= Written task =
Please give back word for word the lines below, from the first one through the one with "import plotly.graph_objects as go".

= Data provided =
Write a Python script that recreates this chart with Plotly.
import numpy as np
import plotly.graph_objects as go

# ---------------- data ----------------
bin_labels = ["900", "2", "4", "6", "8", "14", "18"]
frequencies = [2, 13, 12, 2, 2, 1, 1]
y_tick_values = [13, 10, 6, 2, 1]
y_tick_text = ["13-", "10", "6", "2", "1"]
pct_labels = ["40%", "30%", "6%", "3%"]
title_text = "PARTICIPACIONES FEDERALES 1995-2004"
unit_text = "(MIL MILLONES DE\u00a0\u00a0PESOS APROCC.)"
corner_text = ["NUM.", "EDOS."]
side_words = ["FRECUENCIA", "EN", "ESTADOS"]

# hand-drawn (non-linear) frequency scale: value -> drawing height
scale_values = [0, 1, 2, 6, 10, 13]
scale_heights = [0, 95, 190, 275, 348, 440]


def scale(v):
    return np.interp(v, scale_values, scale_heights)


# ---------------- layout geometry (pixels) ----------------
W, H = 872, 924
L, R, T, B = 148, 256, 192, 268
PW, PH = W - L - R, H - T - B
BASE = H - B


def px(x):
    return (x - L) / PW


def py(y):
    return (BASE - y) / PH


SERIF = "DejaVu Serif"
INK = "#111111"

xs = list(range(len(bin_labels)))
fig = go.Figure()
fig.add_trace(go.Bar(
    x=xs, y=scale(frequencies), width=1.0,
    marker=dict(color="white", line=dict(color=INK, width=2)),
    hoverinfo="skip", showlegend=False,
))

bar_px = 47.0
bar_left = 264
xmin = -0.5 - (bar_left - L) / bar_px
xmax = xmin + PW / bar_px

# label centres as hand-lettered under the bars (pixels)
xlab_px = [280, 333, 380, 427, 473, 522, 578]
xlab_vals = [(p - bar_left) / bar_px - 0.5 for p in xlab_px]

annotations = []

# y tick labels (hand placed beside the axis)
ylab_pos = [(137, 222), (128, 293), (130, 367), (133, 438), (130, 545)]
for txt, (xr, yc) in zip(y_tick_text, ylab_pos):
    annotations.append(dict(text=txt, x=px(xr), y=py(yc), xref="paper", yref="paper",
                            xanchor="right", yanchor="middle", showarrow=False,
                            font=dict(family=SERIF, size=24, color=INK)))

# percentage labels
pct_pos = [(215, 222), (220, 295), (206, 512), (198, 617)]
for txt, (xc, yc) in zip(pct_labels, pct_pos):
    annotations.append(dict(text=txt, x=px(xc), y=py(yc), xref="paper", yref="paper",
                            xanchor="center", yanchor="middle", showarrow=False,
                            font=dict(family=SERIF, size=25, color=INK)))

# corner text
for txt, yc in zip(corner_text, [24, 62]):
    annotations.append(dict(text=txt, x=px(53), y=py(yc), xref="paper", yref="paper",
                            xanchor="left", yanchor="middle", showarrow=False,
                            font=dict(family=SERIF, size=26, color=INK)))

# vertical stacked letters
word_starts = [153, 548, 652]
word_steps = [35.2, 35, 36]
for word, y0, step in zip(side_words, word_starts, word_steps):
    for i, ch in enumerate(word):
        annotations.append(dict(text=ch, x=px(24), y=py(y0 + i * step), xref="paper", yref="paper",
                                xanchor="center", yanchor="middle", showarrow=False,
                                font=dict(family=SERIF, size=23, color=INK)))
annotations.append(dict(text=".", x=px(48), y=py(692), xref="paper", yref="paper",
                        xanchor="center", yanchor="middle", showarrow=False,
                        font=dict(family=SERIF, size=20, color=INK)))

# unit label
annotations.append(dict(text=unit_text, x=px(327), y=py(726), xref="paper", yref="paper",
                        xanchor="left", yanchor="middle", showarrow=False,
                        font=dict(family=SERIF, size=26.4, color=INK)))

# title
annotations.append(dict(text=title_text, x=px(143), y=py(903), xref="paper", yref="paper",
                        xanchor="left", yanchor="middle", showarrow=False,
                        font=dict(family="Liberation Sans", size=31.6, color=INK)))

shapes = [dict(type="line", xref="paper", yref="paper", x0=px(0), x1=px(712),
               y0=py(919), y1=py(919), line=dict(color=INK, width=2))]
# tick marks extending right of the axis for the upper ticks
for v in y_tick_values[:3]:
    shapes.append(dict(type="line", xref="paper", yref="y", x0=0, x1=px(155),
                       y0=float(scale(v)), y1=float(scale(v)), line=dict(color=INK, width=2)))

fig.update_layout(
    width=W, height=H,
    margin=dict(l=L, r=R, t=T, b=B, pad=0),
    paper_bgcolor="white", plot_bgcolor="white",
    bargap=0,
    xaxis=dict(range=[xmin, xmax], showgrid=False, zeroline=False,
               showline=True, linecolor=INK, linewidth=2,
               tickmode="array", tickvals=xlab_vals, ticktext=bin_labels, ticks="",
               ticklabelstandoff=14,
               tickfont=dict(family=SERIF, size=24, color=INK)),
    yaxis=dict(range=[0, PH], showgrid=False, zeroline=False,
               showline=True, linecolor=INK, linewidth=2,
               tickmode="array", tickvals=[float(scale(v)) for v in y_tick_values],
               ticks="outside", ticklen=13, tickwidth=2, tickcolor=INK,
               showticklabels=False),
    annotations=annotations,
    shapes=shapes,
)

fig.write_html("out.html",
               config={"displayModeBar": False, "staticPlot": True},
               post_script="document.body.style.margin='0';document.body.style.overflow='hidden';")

= Reply =
Write a Python script that recreates this chart with Plotly.
import numpy as np
import plotly.graph_objects as go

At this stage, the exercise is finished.